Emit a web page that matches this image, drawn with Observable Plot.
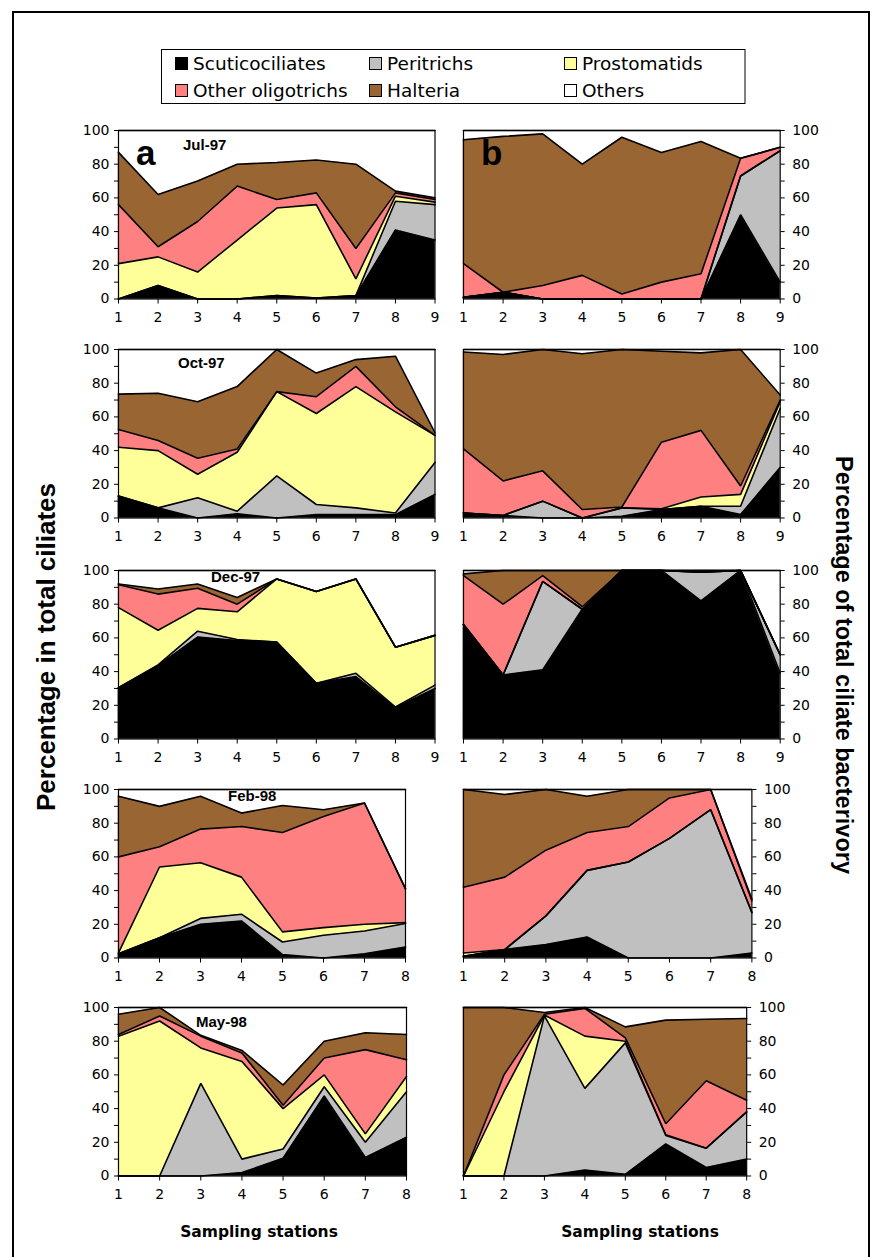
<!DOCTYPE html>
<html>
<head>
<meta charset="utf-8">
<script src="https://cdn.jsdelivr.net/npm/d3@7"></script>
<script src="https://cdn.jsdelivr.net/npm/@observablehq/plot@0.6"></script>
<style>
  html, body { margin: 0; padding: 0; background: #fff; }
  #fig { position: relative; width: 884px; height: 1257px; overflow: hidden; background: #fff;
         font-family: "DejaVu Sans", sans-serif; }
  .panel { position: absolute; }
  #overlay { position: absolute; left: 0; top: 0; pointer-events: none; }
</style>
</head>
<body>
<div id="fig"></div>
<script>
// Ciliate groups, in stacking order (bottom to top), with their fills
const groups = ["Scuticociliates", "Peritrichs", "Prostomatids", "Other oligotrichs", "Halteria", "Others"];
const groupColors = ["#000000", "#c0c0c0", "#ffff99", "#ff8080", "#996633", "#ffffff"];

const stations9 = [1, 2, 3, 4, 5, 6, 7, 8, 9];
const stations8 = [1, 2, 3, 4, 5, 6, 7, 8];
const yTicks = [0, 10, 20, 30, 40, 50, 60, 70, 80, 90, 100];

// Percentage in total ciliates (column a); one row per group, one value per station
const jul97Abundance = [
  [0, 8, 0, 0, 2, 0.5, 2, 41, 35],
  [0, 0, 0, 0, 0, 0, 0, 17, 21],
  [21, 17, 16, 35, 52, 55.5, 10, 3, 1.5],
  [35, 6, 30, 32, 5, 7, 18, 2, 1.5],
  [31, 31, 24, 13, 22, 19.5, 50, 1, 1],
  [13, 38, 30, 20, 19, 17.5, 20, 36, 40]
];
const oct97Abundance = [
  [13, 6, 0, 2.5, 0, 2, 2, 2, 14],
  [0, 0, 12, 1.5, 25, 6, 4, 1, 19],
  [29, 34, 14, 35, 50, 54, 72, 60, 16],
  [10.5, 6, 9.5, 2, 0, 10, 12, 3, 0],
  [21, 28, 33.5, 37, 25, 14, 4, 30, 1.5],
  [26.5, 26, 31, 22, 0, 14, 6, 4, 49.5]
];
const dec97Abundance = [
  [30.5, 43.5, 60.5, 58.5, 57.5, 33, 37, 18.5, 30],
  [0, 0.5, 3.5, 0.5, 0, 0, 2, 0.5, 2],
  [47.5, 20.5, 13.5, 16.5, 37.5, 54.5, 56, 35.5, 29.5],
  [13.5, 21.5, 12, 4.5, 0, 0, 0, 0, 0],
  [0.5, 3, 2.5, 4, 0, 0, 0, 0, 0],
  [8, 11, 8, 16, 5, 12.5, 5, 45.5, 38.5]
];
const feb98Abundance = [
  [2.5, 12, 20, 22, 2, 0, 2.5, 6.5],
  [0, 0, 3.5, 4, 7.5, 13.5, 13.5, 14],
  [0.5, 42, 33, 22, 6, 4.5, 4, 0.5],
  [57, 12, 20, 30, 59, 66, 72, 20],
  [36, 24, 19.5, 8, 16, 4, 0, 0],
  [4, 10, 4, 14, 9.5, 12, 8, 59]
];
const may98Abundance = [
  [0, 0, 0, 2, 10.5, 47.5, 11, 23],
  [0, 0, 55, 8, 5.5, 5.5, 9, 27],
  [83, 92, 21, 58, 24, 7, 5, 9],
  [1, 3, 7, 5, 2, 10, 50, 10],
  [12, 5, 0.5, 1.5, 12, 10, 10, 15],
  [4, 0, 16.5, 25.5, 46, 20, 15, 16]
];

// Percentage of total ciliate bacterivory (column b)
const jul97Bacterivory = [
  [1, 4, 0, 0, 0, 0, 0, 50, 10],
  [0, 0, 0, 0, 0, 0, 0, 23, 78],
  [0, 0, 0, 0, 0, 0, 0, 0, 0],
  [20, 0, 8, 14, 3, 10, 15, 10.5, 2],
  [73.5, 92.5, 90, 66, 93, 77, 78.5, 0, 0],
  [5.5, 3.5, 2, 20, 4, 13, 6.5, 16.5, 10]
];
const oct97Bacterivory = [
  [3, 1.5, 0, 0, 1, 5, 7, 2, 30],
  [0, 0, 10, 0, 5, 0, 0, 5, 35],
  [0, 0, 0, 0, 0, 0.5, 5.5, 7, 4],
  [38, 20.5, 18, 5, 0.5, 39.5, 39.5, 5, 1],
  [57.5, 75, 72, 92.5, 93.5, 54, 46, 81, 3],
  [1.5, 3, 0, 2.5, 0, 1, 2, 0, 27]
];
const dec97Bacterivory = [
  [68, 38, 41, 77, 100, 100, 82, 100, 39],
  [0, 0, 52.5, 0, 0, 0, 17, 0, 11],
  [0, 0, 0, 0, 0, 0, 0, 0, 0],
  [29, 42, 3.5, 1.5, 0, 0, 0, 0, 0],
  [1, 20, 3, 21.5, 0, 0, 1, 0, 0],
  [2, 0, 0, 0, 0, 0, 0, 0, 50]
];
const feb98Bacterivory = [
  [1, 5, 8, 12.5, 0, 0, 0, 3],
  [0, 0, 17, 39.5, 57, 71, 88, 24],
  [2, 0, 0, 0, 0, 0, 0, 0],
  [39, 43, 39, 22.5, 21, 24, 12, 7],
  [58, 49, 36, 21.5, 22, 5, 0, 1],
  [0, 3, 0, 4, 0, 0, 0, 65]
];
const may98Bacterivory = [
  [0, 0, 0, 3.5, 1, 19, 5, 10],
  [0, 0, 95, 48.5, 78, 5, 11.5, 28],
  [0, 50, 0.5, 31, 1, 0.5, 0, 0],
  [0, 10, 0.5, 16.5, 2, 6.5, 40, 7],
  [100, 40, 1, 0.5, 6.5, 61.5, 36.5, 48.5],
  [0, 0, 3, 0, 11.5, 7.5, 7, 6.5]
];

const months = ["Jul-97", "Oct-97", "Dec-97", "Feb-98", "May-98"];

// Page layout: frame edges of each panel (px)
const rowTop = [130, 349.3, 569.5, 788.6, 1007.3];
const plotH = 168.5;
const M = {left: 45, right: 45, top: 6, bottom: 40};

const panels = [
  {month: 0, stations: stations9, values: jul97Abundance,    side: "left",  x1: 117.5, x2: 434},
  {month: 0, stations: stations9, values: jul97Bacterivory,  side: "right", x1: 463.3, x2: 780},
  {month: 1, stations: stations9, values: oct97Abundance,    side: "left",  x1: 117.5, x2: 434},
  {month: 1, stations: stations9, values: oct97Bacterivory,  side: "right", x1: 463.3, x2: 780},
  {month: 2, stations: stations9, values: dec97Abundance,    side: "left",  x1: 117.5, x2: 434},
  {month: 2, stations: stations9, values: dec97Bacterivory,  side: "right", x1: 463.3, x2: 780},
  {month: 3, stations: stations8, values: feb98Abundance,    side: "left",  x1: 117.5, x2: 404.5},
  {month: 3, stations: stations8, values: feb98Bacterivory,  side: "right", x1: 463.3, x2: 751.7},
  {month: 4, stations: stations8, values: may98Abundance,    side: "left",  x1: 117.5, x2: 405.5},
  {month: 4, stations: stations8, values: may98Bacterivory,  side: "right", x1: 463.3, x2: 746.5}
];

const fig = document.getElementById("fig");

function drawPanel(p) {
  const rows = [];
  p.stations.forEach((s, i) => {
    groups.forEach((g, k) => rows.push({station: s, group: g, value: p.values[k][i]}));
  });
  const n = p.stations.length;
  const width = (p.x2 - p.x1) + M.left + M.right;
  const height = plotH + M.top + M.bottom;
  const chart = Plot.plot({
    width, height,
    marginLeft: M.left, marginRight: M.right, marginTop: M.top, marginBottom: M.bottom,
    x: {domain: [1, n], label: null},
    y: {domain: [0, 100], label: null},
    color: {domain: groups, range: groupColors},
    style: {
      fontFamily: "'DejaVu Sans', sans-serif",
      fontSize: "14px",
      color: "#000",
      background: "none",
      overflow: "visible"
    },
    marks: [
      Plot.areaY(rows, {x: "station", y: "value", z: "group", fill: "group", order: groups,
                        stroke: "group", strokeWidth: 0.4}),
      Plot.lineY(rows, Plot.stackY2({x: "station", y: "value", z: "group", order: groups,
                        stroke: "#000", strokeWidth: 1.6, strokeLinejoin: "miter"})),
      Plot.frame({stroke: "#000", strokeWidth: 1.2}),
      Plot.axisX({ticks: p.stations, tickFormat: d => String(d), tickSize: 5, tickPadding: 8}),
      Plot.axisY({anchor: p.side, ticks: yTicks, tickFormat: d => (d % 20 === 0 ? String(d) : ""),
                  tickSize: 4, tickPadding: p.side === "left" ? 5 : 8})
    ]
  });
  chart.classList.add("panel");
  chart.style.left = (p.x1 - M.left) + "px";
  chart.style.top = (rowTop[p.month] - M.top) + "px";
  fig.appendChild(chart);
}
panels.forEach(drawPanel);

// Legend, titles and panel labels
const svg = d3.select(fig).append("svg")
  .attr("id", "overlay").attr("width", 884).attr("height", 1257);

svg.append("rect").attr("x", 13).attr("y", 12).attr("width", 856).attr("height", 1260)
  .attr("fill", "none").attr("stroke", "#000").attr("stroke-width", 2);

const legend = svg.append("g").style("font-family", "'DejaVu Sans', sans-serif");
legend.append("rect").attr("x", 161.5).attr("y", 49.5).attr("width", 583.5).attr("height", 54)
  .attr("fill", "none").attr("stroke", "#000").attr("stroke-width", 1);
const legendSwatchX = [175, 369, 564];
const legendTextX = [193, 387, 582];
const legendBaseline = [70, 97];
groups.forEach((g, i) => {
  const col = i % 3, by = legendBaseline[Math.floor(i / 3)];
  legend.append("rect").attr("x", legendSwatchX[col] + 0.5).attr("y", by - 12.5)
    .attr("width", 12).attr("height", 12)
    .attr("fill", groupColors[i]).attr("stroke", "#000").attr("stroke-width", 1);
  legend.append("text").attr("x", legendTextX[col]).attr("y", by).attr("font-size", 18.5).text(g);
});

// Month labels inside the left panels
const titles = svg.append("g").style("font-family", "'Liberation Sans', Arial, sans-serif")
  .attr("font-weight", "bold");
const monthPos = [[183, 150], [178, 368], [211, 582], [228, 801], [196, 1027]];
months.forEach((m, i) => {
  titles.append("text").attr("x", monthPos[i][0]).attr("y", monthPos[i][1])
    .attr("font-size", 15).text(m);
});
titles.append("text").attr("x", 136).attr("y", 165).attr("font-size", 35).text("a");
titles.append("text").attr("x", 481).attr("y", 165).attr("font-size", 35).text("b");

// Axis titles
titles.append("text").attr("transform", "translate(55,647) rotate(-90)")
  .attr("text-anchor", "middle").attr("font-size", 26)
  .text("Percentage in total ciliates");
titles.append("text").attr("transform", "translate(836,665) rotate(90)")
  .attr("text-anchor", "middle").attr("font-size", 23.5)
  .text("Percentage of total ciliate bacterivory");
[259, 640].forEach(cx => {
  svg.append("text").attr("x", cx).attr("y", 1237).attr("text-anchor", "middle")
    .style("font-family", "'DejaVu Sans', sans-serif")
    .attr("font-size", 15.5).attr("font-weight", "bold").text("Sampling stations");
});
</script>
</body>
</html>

________________________

Written exercise: Repeat the listing above up to and including the line with "80, 90, 100];", starting from its first line. Drop any pictures.

Written response:
Emit a web page that matches this image, drawn with Observable Plot.
<!DOCTYPE html>
<html>
<head>
<meta charset="utf-8">
<script src="https://cdn.jsdelivr.net/npm/d3@7"></script>
<script src="https://cdn.jsdelivr.net/npm/@observablehq/plot@0.6"></script>
<style>
  html, body { margin: 0; padding: 0; background: #fff; }
  #fig { position: relative; width: 884px; height: 1257px; overflow: hidden; background: #fff;
         font-family: "DejaVu Sans", sans-serif; }
  .panel { position: absolute; }
  #overlay { position: absolute; left: 0; top: 0; pointer-events: none; }
</style>
</head>
<body>
<div id="fig"></div>
<script>
// Ciliate groups, in stacking order (bottom to top), with their fills
const groups = ["Scuticociliates", "Peritrichs", "Prostomatids", "Other oligotrichs", "Halteria", "Others"];
const groupColors = ["#000000", "#c0c0c0", "#ffff99", "#ff8080", "#996633", "#ffffff"];

const stations9 = [1, 2, 3, 4, 5, 6, 7, 8, 9];
const stations8 = [1, 2, 3, 4, 5, 6, 7, 8];
const yTicks = [0, 10, 20, 30, 40, 50, 60, 70, 80, 90, 100];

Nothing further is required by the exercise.